Day 108—The Elephant in the Room—“Measuring Faith” Ezra 7:1 – 10:44
April 18, 2021, 6:17 AM

Day 108—The Elephant in the Room—“Measuring Faith” Ezra 7:1 – 10:44

So much excitement! Moving in day at the Temple! We have a letter of praise and permission from King Artaxerxes, the people fasted in preparation, and then the officials approach Ezra to tell him that there is a serious problem—some of the men of Israel have intermarried while they were in exile, and they have had children with those foreign wives, creating an impure people group that now return to Jerusalem.

Ezra’s response after hearing this news is to act as though someone has died: he tears his garment, pulls his hair out of his head and his beard, and acts like a man in grief, which he is. Ezra, who is a Scribe and a priest, has high standards for the people coming into the renewed Jerusalem, and purity is one of those standards. We have seen a man die for touching the ark of the Covenant as it seemed to slide off the cart it was on. We have read of strict laws that govern skin diseases, and stories about clean and unclean foods. This is part of the whole purity system, but it is now of greatest importance for two reasons:

  1. The people who were originally chosen by God were the Hebrew people whom God rescued and saved from slavery. The people who now return to their homeland in the book of Ezra are the descendants of Abraham, and they are charged with the restart and repopulation of the Promised Land and of the city of God. After reading stories about genealogies and families that are meticulously traced, it should not surprise us that Ezra is in grief over the mixing of blood with those who do not worship the God of Israel. Ezra knows that worship practices will change, that just as had happened with Solomon, the foreign wives would have brought their gods and their pagan worship practices with them and the men, who are leaders, will turn away from God.
  2. Many of those who had taken foreign wives were priests, Levites, gatekeepers and singers (read Exra 10: 18-44)—these are men who served directly at the Temple or in the Temple and they were held to the highest standards, particularly as they were about to begin once again to offer worship in the newly refurbished Temple

One scholar figured out that there were 22 clergy people and approximately 85 lay leaders who had taken foreign wives. Out of a population of approximately 30,000 who returned, that constitutes a sizable proportion whose descendants would have been what we called “mud bloods” in Harry Potter—mixed genealogies that created difficulty in establishing a new city of God’s chosen people.

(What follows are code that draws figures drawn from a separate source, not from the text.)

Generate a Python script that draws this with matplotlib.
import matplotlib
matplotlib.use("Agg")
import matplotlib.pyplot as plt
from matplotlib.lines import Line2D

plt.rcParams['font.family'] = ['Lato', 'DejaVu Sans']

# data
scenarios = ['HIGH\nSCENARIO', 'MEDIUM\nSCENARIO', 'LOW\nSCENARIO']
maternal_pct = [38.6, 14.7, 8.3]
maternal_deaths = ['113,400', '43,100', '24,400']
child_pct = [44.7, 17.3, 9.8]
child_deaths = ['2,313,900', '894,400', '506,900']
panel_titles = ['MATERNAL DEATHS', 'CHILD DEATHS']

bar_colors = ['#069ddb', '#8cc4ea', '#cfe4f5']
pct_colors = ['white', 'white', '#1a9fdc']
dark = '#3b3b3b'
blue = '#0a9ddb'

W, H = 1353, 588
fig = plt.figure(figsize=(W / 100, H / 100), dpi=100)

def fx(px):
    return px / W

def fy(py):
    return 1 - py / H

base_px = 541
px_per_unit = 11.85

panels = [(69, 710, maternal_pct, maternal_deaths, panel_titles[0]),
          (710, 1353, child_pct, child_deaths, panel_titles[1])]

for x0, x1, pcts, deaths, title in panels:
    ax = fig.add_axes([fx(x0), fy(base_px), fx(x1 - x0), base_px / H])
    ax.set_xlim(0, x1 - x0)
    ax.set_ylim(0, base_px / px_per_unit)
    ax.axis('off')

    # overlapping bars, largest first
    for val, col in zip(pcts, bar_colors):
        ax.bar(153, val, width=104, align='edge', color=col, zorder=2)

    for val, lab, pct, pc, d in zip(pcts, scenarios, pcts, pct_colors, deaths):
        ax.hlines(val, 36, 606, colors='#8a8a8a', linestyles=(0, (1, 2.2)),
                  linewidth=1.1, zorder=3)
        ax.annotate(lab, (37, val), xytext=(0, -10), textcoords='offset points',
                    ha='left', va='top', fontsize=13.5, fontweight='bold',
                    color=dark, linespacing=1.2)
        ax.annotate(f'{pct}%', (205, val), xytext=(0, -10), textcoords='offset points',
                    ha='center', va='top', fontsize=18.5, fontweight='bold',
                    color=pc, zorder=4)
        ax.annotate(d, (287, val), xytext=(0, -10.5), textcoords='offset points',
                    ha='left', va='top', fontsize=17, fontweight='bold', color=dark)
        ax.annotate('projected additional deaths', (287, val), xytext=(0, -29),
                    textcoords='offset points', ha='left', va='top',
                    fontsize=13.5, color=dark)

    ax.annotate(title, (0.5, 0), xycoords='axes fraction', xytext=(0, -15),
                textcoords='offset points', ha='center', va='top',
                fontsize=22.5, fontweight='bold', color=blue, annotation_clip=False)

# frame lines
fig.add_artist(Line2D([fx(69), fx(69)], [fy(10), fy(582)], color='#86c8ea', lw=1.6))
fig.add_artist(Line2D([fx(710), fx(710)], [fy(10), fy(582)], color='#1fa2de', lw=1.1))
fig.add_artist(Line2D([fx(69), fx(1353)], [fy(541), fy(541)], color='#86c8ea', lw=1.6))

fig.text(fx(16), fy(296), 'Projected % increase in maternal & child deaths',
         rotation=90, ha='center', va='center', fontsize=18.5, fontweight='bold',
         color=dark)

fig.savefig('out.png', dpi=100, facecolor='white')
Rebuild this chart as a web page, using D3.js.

Here are some possible results of intermarriage that Ezra was aware of:

  • The passing of land from God’s chosen people to those who did not worship the God of Israel. The requirements for owning land were guided by purity laws.
  • The possibility that the children would not be exposed to the Jewish practice, and may not even speak the language of the Jewish people because their mothers did not speak it.
  • Ultimately the worry was that worship of,  and worship practices for, the God of Israel would be watered-down, discarded and ultimately forgotten.

Ok. I am NOT agreeing with this practice, but we have to take off our 21st Century glasses of judgment. We simply cannot put our current, Western viewpoint onto this story or we miss the point. In fact, in many places of the world, people are still not allowed to intermarry. I read a story from the “Modern Love” column in the New York Times that referred to a pandemic relationship between a practicing woman of one faith tradition, and a man who had no religious affiliation. She told him that he would have to convert in order to marry her, and the relationship ended. This happened this year.

I know that everything in us rages against this, but we also need to keep in mind that people in ancient times did not marry out of choice or for love—at least not as their primary motivation. Even Mary and Joseph, Jesus’s parents, were part of an arranged marriage agreement that their families may have agreed to as early as Mary’s birth! Marriages were agreements and covenants of family names and inheritance. The idea of love was certainly important, but not as a reason for marrying a specific person.

We are allowed to hate this idea as we read it, and to feel uncomfortable with it, but we need to understand it. That’s why we are reading our bibles straight through. Intermarriage was conceived of as a direct threat to the worship of the One God, and the people had to sacrifice everything in order to maintain a proper covenant relationship with God.

Please notice that God does not have any commentary in this situation. Ezra simply knows the possible outcomes, he remembers the agreements they have made, and he requires great sacrifice of the families who have defied God’s. We will hear more about this in the next book which we will start tomorrow—Nehemiah.

For today, be thankful that we are not bound by such constraints, that love can win the day, and that God can bless us in surprising ways through the covenant of marriage, no matter who it is we are married to.